## Task
Drop every picture. Then return, exactly, the lines from the beginning of the listing below through the one containing "var ctx1 = document.getElementById('chart1').getContext('2d');".

## Dataset excerpt
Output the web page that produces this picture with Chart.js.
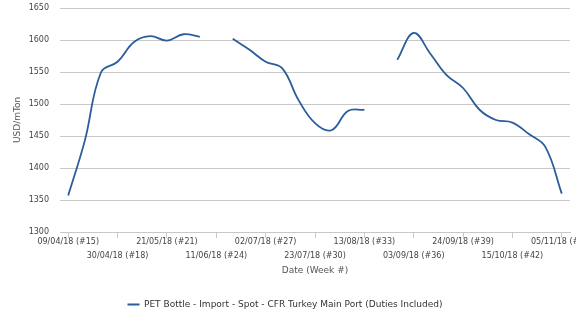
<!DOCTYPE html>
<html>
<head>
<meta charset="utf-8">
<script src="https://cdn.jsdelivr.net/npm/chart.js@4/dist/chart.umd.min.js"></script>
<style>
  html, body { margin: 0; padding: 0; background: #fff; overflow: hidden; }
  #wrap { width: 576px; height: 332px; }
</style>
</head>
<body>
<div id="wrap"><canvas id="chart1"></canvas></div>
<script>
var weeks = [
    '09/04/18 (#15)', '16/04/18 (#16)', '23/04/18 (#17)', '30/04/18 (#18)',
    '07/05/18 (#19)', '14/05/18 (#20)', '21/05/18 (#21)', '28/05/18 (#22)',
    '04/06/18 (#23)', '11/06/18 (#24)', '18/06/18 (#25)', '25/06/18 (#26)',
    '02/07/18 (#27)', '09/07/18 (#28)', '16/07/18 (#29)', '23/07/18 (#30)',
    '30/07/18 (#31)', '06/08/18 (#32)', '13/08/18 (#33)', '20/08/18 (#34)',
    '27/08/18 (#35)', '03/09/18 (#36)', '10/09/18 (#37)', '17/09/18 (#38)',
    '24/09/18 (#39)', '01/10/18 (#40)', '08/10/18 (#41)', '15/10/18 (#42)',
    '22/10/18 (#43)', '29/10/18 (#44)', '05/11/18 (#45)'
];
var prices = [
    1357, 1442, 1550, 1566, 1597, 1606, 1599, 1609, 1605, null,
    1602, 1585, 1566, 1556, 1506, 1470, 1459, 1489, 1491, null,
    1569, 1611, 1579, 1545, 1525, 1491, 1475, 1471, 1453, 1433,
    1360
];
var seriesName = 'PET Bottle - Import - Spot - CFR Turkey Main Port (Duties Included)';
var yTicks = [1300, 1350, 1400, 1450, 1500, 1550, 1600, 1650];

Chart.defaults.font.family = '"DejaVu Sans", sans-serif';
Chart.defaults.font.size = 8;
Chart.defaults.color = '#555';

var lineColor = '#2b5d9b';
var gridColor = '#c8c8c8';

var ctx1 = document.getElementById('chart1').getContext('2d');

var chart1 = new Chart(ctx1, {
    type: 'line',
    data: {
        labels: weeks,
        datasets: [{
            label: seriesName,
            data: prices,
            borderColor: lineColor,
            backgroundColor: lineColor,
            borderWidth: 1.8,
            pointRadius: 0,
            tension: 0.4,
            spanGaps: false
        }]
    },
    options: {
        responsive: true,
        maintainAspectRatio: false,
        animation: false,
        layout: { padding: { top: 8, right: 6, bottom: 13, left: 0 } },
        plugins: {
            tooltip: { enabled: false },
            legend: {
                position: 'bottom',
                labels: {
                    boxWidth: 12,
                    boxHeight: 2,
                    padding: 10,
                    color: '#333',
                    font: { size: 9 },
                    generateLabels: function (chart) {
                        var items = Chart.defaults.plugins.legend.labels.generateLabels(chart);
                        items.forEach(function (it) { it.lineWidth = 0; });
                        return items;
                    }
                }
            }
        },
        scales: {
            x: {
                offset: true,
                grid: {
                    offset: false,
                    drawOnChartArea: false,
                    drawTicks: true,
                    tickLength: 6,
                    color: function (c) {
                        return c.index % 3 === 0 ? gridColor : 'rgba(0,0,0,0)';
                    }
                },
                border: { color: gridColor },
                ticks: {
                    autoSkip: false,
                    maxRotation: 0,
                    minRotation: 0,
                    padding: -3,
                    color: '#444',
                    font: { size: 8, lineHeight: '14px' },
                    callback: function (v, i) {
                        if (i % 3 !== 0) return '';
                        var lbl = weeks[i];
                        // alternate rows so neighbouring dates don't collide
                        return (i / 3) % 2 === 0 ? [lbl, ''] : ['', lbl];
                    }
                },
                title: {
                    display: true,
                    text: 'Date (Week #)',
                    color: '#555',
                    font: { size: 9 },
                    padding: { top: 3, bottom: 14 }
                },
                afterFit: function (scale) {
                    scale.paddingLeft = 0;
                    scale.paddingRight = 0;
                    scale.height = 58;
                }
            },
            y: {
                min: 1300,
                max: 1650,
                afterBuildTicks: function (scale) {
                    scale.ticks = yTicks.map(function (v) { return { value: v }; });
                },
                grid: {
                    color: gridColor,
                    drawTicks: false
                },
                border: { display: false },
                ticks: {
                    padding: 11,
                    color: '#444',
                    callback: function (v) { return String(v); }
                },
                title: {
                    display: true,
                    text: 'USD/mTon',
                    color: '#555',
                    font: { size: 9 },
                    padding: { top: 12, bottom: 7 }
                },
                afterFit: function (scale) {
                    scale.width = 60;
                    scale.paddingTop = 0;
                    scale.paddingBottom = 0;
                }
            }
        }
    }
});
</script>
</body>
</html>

## Solution to this exercise
Output the web page that produces this picture with Chart.js.
<!DOCTYPE html>
<html>
<head>
<meta charset="utf-8">
<script src="https://cdn.jsdelivr.net/npm/chart.js@4/dist/chart.umd.min.js"></script>
<style>
  html, body { margin: 0; padding: 0; background: #fff; overflow: hidden; }
  #wrap { width: 576px; height: 332px; }
</style>
</head>
<body>
<div id="wrap"><canvas id="chart1"></canvas></div>
<script>
var weeks = [
    '09/04/18 (#15)', '16/04/18 (#16)', '23/04/18 (#17)', '30/04/18 (#18)',
    '07/05/18 (#19)', '14/05/18 (#20)', '21/05/18 (#21)', '28/05/18 (#22)',
    '04/06/18 (#23)', '11/06/18 (#24)', '18/06/18 (#25)', '25/06/18 (#26)',
    '02/07/18 (#27)', '09/07/18 (#28)', '16/07/18 (#29)', '23/07/18 (#30)',
    '30/07/18 (#31)', '06/08/18 (#32)', '13/08/18 (#33)', '20/08/18 (#34)',
    '27/08/18 (#35)', '03/09/18 (#36)', '10/09/18 (#37)', '17/09/18 (#38)',
    '24/09/18 (#39)', '01/10/18 (#40)', '08/10/18 (#41)', '15/10/18 (#42)',
    '22/10/18 (#43)', '29/10/18 (#44)', '05/11/18 (#45)'
];
var prices = [
    1357, 1442, 1550, 1566, 1597, 1606, 1599, 1609, 1605, null,
    1602, 1585, 1566, 1556, 1506, 1470, 1459, 1489, 1491, null,
    1569, 1611, 1579, 1545, 1525, 1491, 1475, 1471, 1453, 1433,
    1360
];
var seriesName = 'PET Bottle - Import - Spot - CFR Turkey Main Port (Duties Included)';
var yTicks = [1300, 1350, 1400, 1450, 1500, 1550, 1600, 1650];

Chart.defaults.font.family = '"DejaVu Sans", sans-serif';
Chart.defaults.font.size = 8;
Chart.defaults.color = '#555';

var lineColor = '#2b5d9b';
var gridColor = '#c8c8c8';

var ctx1 = document.getElementById('chart1').getContext('2d');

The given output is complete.